# [WRITTEN PROBLEM]
Give the listing again exactly, omitting its images.

# [GIVEN DATA]

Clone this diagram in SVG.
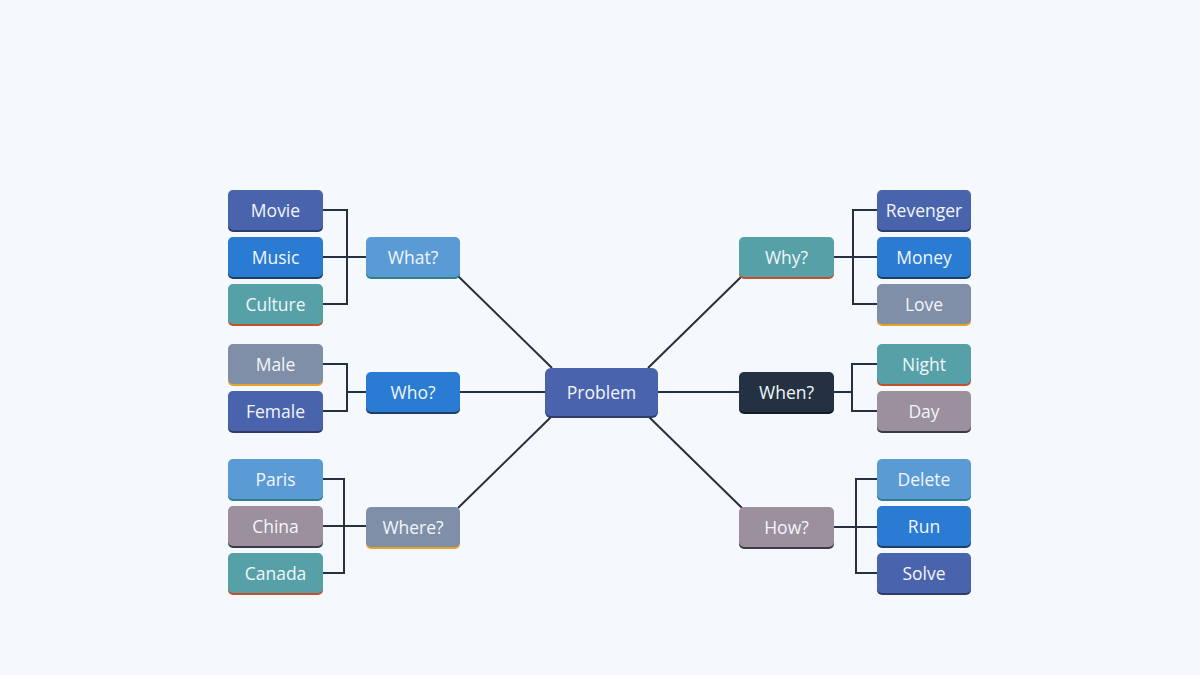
<svg xmlns="http://www.w3.org/2000/svg" width="1200" height="675" viewBox="0 0 1200 675">
<style>
.bg{fill:#f5f9fd}
.c{fill:none;stroke:#253040;stroke-width:2}
text{font-family:"Open Sans","Noto Sans","Liberation Sans",sans-serif;font-size:17.5px;fill:#f2f6fb;text-anchor:middle}
.b1{fill:#4a63ad}.b2{fill:#2a7bd2}.b3{fill:#56a0a8}.b4{fill:#5b9bd5}.b5{fill:#7f8fa8}.b6{fill:#9c8f9e}.b7{fill:#243142}
.eDark{fill:#2e3c6a}.eNavy{fill:#1f3d66}.eRed{fill:#c4502c}.eOr{fill:#e6a32a}.eTeal{fill:#2f7f8a}.eGr{fill:#3a3a48}.eBk{fill:#151d28}
</style>
<rect class="bg" width="1200" height="675"/>
<g id="connectors">
<path class="c" d="M460,392 H545 M658,392 H739 M458,276 L552,368 M742,276 L648,368 M458,508 L552,416 M742,508 L648,416"/>
<path class="c" d="M323,210 H347 V304 H323 M323,257 H366"/>
<path class="c" d="M323,364 H347 V411 H323 M347,392 H366"/>
<path class="c" d="M323,479 H344 V573 H323 M323,526 H366"/>
<path class="c" d="M877,210 H853 V304 H877 M834,257 H877"/>
<path class="c" d="M877,364 H852 V411 H877 M834,392 H852"/>
<path class="c" d="M877,479 H856 V573 H877 M834,527 H877"/>
</g>
<g id="problem"><rect class="eDark" x="545" y="370" width="113" height="48" rx="6"/><rect class="b1" x="545" y="368" width="113" height="48" rx="6"/><text x="601.5" y="399">Problem</text></g>
<g id="what"><rect class="eTeal" x="366" y="239" width="94" height="40" rx="5"/><rect class="b4" x="366" y="237" width="94" height="40" rx="5"/><text x="413" y="264">What?</text></g>
<g id="who"><rect class="eNavy" x="366" y="374" width="94" height="40" rx="5"/><rect class="b2" x="366" y="372" width="94" height="40" rx="5"/><text x="413" y="399">Who?</text></g>
<g id="where"><rect class="eOr" x="366" y="509" width="94" height="40" rx="5"/><rect class="b5" x="366" y="507" width="94" height="40" rx="5"/><text x="413" y="534">Where?</text></g>
<g id="why"><rect class="eRed" x="739" y="239" width="95" height="40" rx="5"/><rect class="b3" x="739" y="237" width="95" height="40" rx="5"/><text x="786.5" y="264">Why?</text></g>
<g id="when"><rect class="eBk" x="739" y="374" width="95" height="40" rx="5"/><rect class="b7" x="739" y="372" width="95" height="40" rx="5"/><text x="786.5" y="399">When?</text></g>
<g id="how"><rect class="eGr" x="739" y="509" width="95" height="40" rx="5"/><rect class="b6" x="739" y="507" width="95" height="40" rx="5"/><text x="786.5" y="534">How?</text></g>
<g id="movie"><rect class="eDark" x="228" y="192" width="95" height="40" rx="5"/><rect class="b1" x="228" y="190" width="95" height="40" rx="5"/><text x="275.5" y="217">Movie</text></g>
<g id="music"><rect class="eNavy" x="228" y="239" width="95" height="40" rx="5"/><rect class="b2" x="228" y="237" width="95" height="40" rx="5"/><text x="275.5" y="264">Music</text></g>
<g id="culture"><rect class="eRed" x="228" y="286" width="95" height="40" rx="5"/><rect class="b3" x="228" y="284" width="95" height="40" rx="5"/><text x="275.5" y="311">Culture</text></g>
<g id="male"><rect class="eOr" x="228" y="346" width="95" height="40" rx="5"/><rect class="b5" x="228" y="344" width="95" height="40" rx="5"/><text x="275.5" y="371">Male</text></g>
<g id="female"><rect class="eDark" x="228" y="393" width="95" height="40" rx="5"/><rect class="b1" x="228" y="391" width="95" height="40" rx="5"/><text x="275.5" y="418">Female</text></g>
<g id="paris"><rect class="eTeal" x="228" y="461" width="95" height="40" rx="5"/><rect class="b4" x="228" y="459" width="95" height="40" rx="5"/><text x="275.5" y="486">Paris</text></g>
<g id="china"><rect class="eGr" x="228" y="508" width="95" height="40" rx="5"/><rect class="b6" x="228" y="506" width="95" height="40" rx="5"/><text x="275.5" y="533">China</text></g>
<g id="canada"><rect class="eRed" x="228" y="555" width="95" height="40" rx="5"/><rect class="b3" x="228" y="553" width="95" height="40" rx="5"/><text x="275.5" y="580">Canada</text></g>
<g id="revenger"><rect class="eDark" x="877" y="192" width="94" height="40" rx="5"/><rect class="b1" x="877" y="190" width="94" height="40" rx="5"/><text x="924" y="217">Revenger</text></g>
<g id="money"><rect class="eNavy" x="877" y="239" width="94" height="40" rx="5"/><rect class="b2" x="877" y="237" width="94" height="40" rx="5"/><text x="924" y="264">Money</text></g>
<g id="love"><rect class="eOr" x="877" y="286" width="94" height="40" rx="5"/><rect class="b5" x="877" y="284" width="94" height="40" rx="5"/><text x="924" y="311">Love</text></g>
<g id="night"><rect class="eRed" x="877" y="346" width="94" height="40" rx="5"/><rect class="b3" x="877" y="344" width="94" height="40" rx="5"/><text x="924" y="371">Night</text></g>
<g id="day"><rect class="eGr" x="877" y="393" width="94" height="40" rx="5"/><rect class="b6" x="877" y="391" width="94" height="40" rx="5"/><text x="924" y="418">Day</text></g>
<g id="delete"><rect class="eTeal" x="877" y="461" width="94" height="40" rx="5"/><rect class="b4" x="877" y="459" width="94" height="40" rx="5"/><text x="924" y="486">Delete</text></g>
<g id="run"><rect class="eNavy" x="877" y="508" width="94" height="40" rx="5"/><rect class="b2" x="877" y="506" width="94" height="40" rx="5"/><text x="924" y="533">Run</text></g>
<g id="solve"><rect class="eDark" x="877" y="555" width="94" height="40" rx="5"/><rect class="b1" x="877" y="553" width="94" height="40" rx="5"/><text x="924" y="580">Solve</text></g>
</svg>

# [TASK RESPONSE]
Clone this diagram in SVG.
<svg xmlns="http://www.w3.org/2000/svg" width="1200" height="675" viewBox="0 0 1200 675">
<style>
.bg{fill:#f5f9fd}
.c{fill:none;stroke:#253040;stroke-width:2}
text{font-family:"Open Sans","Noto Sans","Liberation Sans",sans-serif;font-size:17.5px;fill:#f2f6fb;text-anchor:middle}
.b1{fill:#4a63ad}.b2{fill:#2a7bd2}.b3{fill:#56a0a8}.b4{fill:#5b9bd5}.b5{fill:#7f8fa8}.b6{fill:#9c8f9e}.b7{fill:#243142}
.eDark{fill:#2e3c6a}.eNavy{fill:#1f3d66}.eRed{fill:#c4502c}.eOr{fill:#e6a32a}.eTeal{fill:#2f7f8a}.eGr{fill:#3a3a48}.eBk{fill:#151d28}
</style>
<rect class="bg" width="1200" height="675"/>
<g id="connectors">
<path class="c" d="M460,392 H545 M658,392 H739 M458,276 L552,368 M742,276 L648,368 M458,508 L552,416 M742,508 L648,416"/>
<path class="c" d="M323,210 H347 V304 H323 M323,257 H366"/>
<path class="c" d="M323,364 H347 V411 H323 M347,392 H366"/>
<path class="c" d="M323,479 H344 V573 H323 M323,526 H366"/>
<path class="c" d="M877,210 H853 V304 H877 M834,257 H877"/>
<path class="c" d="M877,364 H852 V411 H877 M834,392 H852"/>
<path class="c" d="M877,479 H856 V573 H877 M834,527 H877"/>
</g>
<g id="problem"><rect class="eDark" x="545" y="370" width="113" height="48" rx="6"/><rect class="b1" x="545" y="368" width="113" height="48" rx="6"/><text x="601.5" y="399">Problem</text></g>
<g id="what"><rect class="eTeal" x="366" y="239" width="94" height="40" rx="5"/><rect class="b4" x="366" y="237" width="94" height="40" rx="5"/><text x="413" y="264">What?</text></g>
<g id="who"><rect class="eNavy" x="366" y="374" width="94" height="40" rx="5"/><rect class="b2" x="366" y="372" width="94" height="40" rx="5"/><text x="413" y="399">Who?</text></g>
<g id="where"><rect class="eOr" x="366" y="509" width="94" height="40" rx="5"/><rect class="b5" x="366" y="507" width="94" height="40" rx="5"/><text x="413" y="534">Where?</text></g>
<g id="why"><rect class="eRed" x="739" y="239" width="95" height="40" rx="5"/><rect class="b3" x="739" y="237" width="95" height="40" rx="5"/><text x="786.5" y="264">Why?</text></g>
<g id="when"><rect class="eBk" x="739" y="374" width="95" height="40" rx="5"/><rect class="b7" x="739" y="372" width="95" height="40" rx="5"/><text x="786.5" y="399">When?</text></g>
<g id="how"><rect class="eGr" x="739" y="509" width="95" height="40" rx="5"/><rect class="b6" x="739" y="507" width="95" height="40" rx="5"/><text x="786.5" y="534">How?</text></g>
<g id="movie"><rect class="eDark" x="228" y="192" width="95" height="40" rx="5"/><rect class="b1" x="228" y="190" width="95" height="40" rx="5"/><text x="275.5" y="217">Movie</text></g>
<g id="music"><rect class="eNavy" x="228" y="239" width="95" height="40" rx="5"/><rect class="b2" x="228" y="237" width="95" height="40" rx="5"/><text x="275.5" y="264">Music</text></g>
<g id="culture"><rect class="eRed" x="228" y="286" width="95" height="40" rx="5"/><rect class="b3" x="228" y="284" width="95" height="40" rx="5"/><text x="275.5" y="311">Culture</text></g>
<g id="male"><rect class="eOr" x="228" y="346" width="95" height="40" rx="5"/><rect class="b5" x="228" y="344" width="95" height="40" rx="5"/><text x="275.5" y="371">Male</text></g>
<g id="female"><rect class="eDark" x="228" y="393" width="95" height="40" rx="5"/><rect class="b1" x="228" y="391" width="95" height="40" rx="5"/><text x="275.5" y="418">Female</text></g>
<g id="paris"><rect class="eTeal" x="228" y="461" width="95" height="40" rx="5"/><rect class="b4" x="228" y="459" width="95" height="40" rx="5"/><text x="275.5" y="486">Paris</text></g>
<g id="china"><rect class="eGr" x="228" y="508" width="95" height="40" rx="5"/><rect class="b6" x="228" y="506" width="95" height="40" rx="5"/><text x="275.5" y="533">China</text></g>
<g id="canada"><rect class="eRed" x="228" y="555" width="95" height="40" rx="5"/><rect class="b3" x="228" y="553" width="95" height="40" rx="5"/><text x="275.5" y="580">Canada</text></g>
<g id="revenger"><rect class="eDark" x="877" y="192" width="94" height="40" rx="5"/><rect class="b1" x="877" y="190" width="94" height="40" rx="5"/><text x="924" y="217">Revenger</text></g>
<g id="money"><rect class="eNavy" x="877" y="239" width="94" height="40" rx="5"/><rect class="b2" x="877" y="237" width="94" height="40" rx="5"/><text x="924" y="264">Money</text></g>
<g id="love"><rect class="eOr" x="877" y="286" width="94" height="40" rx="5"/><rect class="b5" x="877" y="284" width="94" height="40" rx="5"/><text x="924" y="311">Love</text></g>
<g id="night"><rect class="eRed" x="877" y="346" width="94" height="40" rx="5"/><rect class="b3" x="877" y="344" width="94" height="40" rx="5"/><text x="924" y="371">Night</text></g>
<g id="day"><rect class="eGr" x="877" y="393" width="94" height="40" rx="5"/><rect class="b6" x="877" y="391" width="94" height="40" rx="5"/><text x="924" y="418">Day</text></g>
<g id="delete"><rect class="eTeal" x="877" y="461" width="94" height="40" rx="5"/><rect class="b4" x="877" y="459" width="94" height="40" rx="5"/><text x="924" y="486">Delete</text></g>
<g id="run"><rect class="eNavy" x="877" y="508" width="94" height="40" rx="5"/><rect class="b2" x="877" y="506" width="94" height="40" rx="5"/><text x="924" y="533">Run</text></g>
<g id="solve"><rect class="eDark" x="877" y="555" width="94" height="40" rx="5"/><rect class="b1" x="877" y="553" width="94" height="40" rx="5"/><text x="924" y="580">Solve</text></g>
</svg>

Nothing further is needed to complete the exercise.